===== Extracted information
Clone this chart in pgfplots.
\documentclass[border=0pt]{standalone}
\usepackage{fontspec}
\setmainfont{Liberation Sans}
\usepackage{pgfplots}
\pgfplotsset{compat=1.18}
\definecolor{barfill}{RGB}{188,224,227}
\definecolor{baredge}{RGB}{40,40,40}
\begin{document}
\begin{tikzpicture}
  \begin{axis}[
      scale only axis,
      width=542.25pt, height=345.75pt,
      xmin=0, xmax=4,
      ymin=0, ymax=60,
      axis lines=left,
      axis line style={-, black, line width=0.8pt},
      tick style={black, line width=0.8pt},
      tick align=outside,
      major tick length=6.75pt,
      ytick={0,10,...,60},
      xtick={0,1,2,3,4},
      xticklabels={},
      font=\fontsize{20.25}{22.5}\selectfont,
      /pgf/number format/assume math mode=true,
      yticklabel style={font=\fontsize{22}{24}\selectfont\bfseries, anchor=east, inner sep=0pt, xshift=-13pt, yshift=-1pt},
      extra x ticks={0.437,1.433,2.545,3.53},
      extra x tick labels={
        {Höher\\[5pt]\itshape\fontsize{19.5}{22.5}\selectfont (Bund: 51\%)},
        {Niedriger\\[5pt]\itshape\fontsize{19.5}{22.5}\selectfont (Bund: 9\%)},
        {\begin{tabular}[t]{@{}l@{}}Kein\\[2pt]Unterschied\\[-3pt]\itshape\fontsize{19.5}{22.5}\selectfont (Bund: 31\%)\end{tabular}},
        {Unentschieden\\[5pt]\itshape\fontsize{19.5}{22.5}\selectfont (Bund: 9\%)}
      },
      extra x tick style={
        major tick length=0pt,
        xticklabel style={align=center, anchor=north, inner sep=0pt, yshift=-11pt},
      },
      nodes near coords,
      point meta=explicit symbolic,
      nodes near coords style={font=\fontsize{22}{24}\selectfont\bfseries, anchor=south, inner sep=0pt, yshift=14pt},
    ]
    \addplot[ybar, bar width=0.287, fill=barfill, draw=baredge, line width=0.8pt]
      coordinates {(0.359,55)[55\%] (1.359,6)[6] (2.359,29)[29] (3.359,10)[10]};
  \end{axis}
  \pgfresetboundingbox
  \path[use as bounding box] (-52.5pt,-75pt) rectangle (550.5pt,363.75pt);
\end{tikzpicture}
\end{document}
==========
===== Extracted information
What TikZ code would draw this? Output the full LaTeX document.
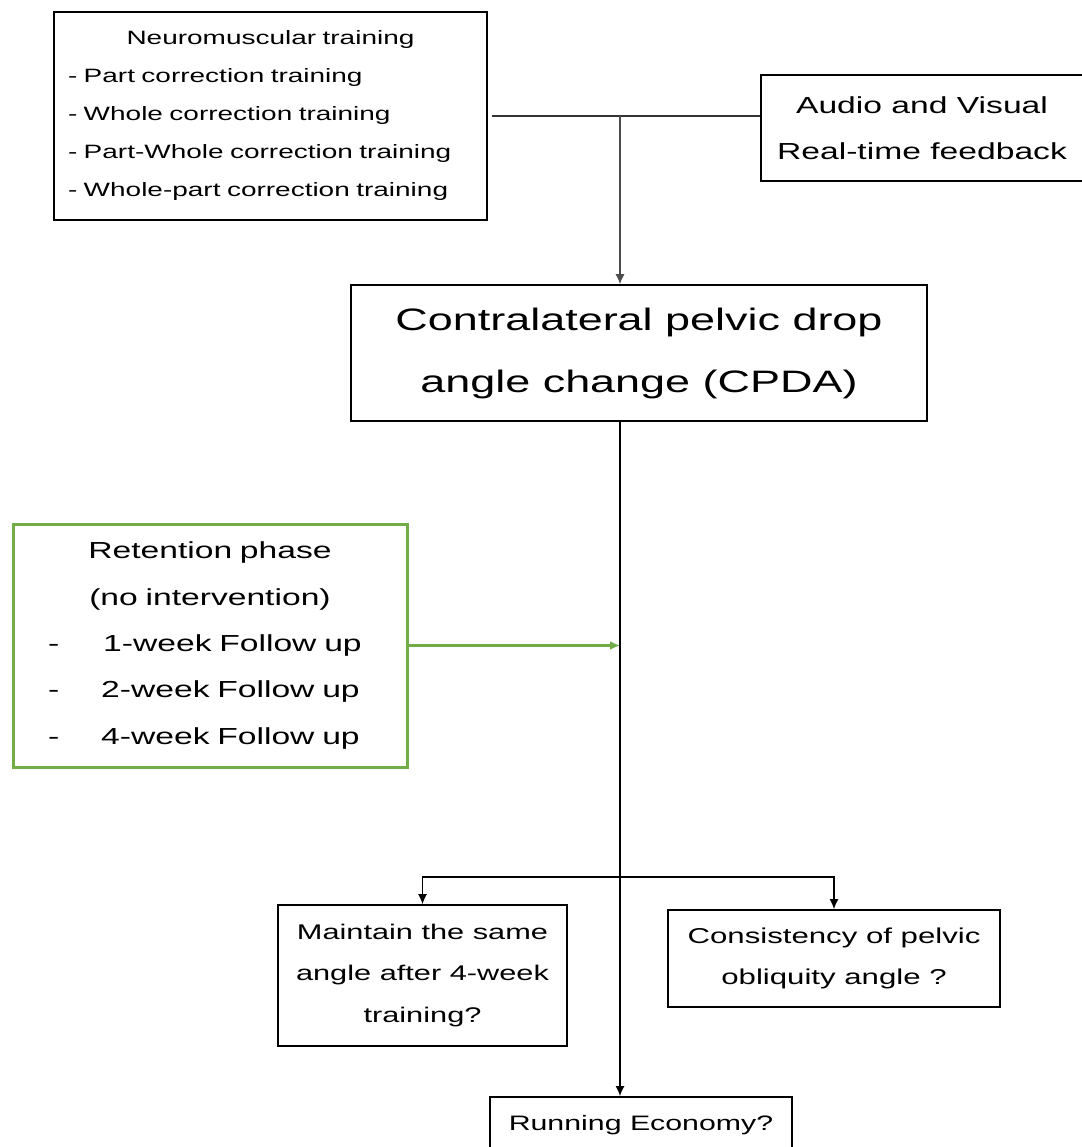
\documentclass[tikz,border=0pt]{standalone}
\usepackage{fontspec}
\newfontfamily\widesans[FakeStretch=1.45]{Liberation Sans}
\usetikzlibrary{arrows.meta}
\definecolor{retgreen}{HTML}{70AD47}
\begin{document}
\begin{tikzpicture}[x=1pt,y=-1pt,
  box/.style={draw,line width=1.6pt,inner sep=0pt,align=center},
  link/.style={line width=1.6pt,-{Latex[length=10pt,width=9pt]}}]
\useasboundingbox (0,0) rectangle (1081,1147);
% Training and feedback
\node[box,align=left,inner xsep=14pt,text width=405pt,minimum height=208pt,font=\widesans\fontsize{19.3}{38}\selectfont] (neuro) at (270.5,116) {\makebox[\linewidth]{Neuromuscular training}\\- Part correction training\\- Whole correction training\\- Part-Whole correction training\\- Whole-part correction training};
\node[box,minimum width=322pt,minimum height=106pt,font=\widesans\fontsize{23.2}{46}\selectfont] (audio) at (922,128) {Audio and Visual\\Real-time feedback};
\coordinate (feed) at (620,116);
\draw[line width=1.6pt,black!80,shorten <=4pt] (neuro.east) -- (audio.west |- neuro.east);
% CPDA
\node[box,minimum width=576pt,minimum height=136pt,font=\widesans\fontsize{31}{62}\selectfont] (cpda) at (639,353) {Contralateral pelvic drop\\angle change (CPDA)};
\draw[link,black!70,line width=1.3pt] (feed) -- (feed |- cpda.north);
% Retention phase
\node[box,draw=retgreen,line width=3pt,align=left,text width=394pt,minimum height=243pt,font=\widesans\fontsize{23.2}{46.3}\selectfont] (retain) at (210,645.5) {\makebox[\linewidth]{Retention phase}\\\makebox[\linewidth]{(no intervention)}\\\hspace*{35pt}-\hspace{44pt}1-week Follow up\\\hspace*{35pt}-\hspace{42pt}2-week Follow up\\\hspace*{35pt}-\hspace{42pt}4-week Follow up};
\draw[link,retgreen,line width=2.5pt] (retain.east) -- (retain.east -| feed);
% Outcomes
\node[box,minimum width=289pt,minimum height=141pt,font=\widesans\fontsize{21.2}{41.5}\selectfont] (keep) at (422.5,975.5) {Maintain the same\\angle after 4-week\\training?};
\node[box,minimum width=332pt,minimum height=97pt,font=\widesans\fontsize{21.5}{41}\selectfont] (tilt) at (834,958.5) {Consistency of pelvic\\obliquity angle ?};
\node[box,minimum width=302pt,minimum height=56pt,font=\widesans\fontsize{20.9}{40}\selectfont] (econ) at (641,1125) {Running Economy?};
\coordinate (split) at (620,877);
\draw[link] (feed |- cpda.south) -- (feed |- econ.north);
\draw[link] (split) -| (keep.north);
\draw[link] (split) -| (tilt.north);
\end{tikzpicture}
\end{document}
==========
What the exercise asks — Look through the entries above; copy each line where the string "draw" appears.

The reply —
    \addplot[ybar, bar width=0.287, fill=barfill, draw=baredge, line width=0.8pt]
What TikZ code would draw this? Output the full LaTeX document.
  box/.style={draw,line width=1.6pt,inner sep=0pt,align=center},
\draw[line width=1.6pt,black!80,shorten <=4pt] (neuro.east) -- (audio.west |- neuro.east);
\draw[link,black!70,line width=1.3pt] (feed) -- (feed |- cpda.north);
\node[box,draw=retgreen,line width=3pt,align=left,text width=394pt,minimum height=243pt,font=\widesans\fontsize{23.2}{46.3}\selectfont] (retain) at (210,645.5) {\makebox[\linewidth]{Retention phase}\\\makebox[\linewidth]{(no intervention)}\\\hspace*{35pt}-\hspace{44pt}1-week Follow up\\\hspace*{35pt}-\hspace{42pt}2-week Follow up\\\hspace*{35pt}-\hspace{42pt}4-week Follow up};
\draw[link,retgreen,line width=2.5pt] (retain.east) -- (retain.east -| feed);
\draw[link] (feed |- cpda.south) -- (feed |- econ.north);
\draw[link] (split) -| (keep.north);
\draw[link] (split) -| (tilt.north);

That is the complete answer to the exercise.